Une nouvelle approche théorique pour traiter l’excitation collisionnelle de molécules réactives

La nébuleuse N11B située dans le Grand Nuage de Magellan © NASA/ESA/STScI.
Une équipe de recherche du laboratoire ondes et milieux complexes (LOMC) en collaboration avec un chercheur de l’Institut de planétologie et d’astrophysique de Grenoble (IPAG/OSUG, CNRS/UGA) vient de mettre au point une méthode théorique permettant d’étudier l’excitation collisionnelle de molécules interstellaires hautement réactives. Cette méthode se base sur un traitement statistique de la collision moléculaire et permet d’obtenir des résultats très précis avec des temps de calcul drastiquement réduits.
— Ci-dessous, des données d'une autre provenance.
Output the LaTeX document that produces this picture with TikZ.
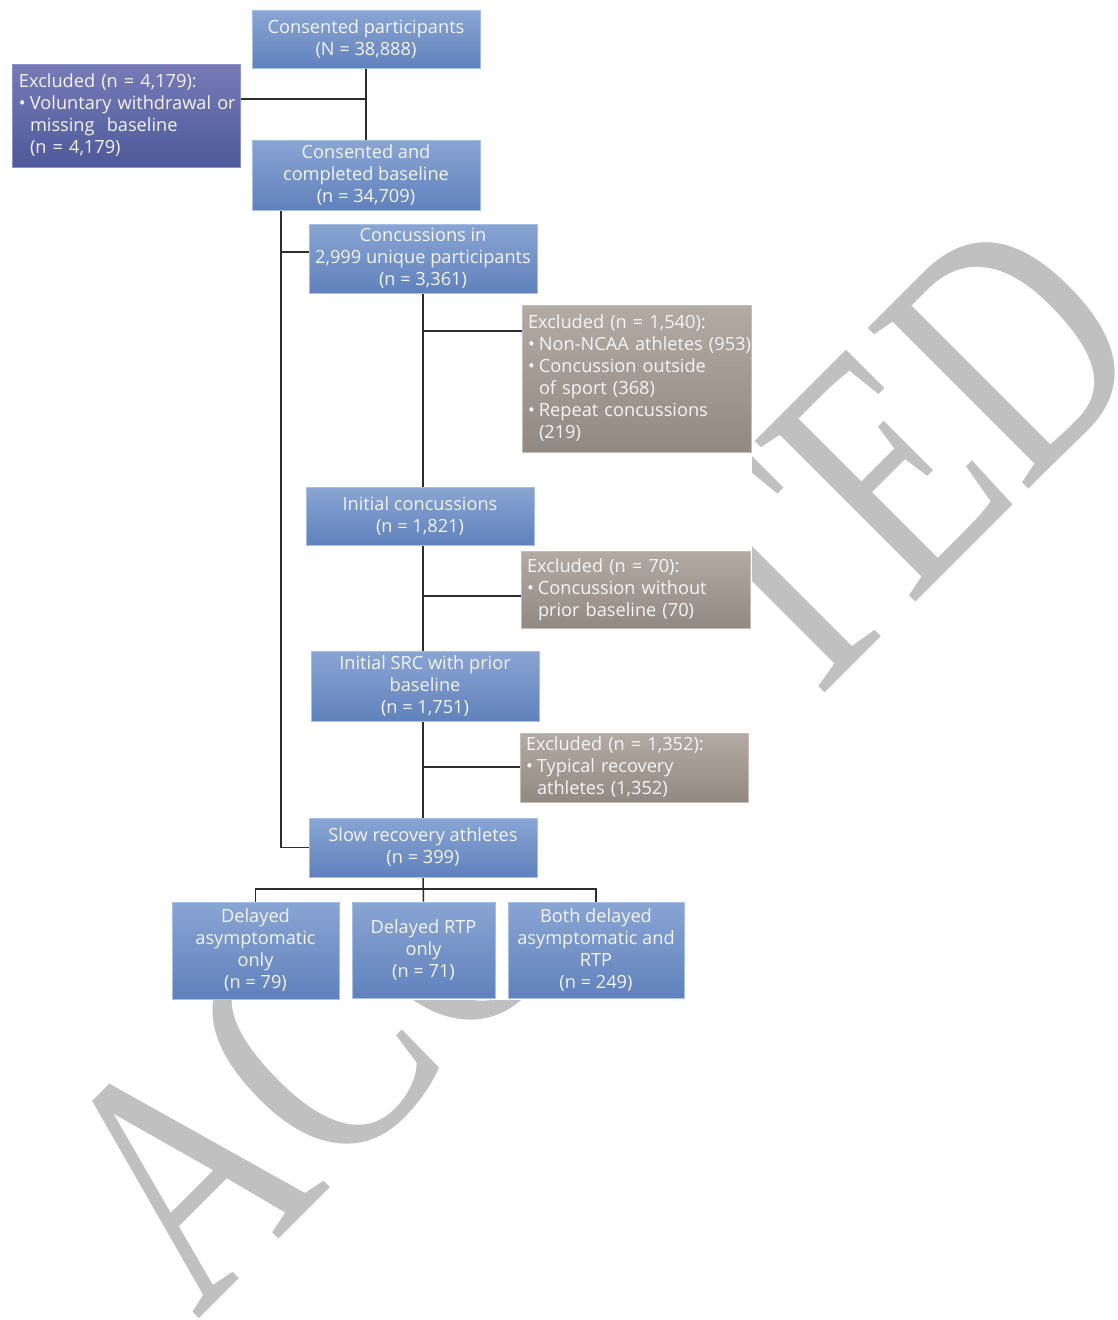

Ces nouveaux travaux ouvrent la voie à une meilleure modélisation de l’abondance de ces molécules dans les milieux astrophysiques et par conséquent, à une meilleure compréhension de la physico-chimie des nuages moléculaires interstellaires où naissent les étoiles et les planètes.

Les télescopes tels que le satellite HERSCHEL ou les interféromètres ALMA et NOEMA ouvrent de nouvelles fenêtres d’observation avec des résolutions spatiales et spectrales jusque-là inégalées. Ils permettent une étude approfondie de la composition et de l’évolution chimique du milieu interstellaire. Une détermination précise de l’abondance des différentes espèces interstellaires aide à aborder les questions fondamentales suivantes :

  • Comment se forment les molécules organiques complexes ?
  • Comment se forment les étoiles et les planètes ?
  • Quelle est l’origine des molécules observées dans les comètes du système solaire ?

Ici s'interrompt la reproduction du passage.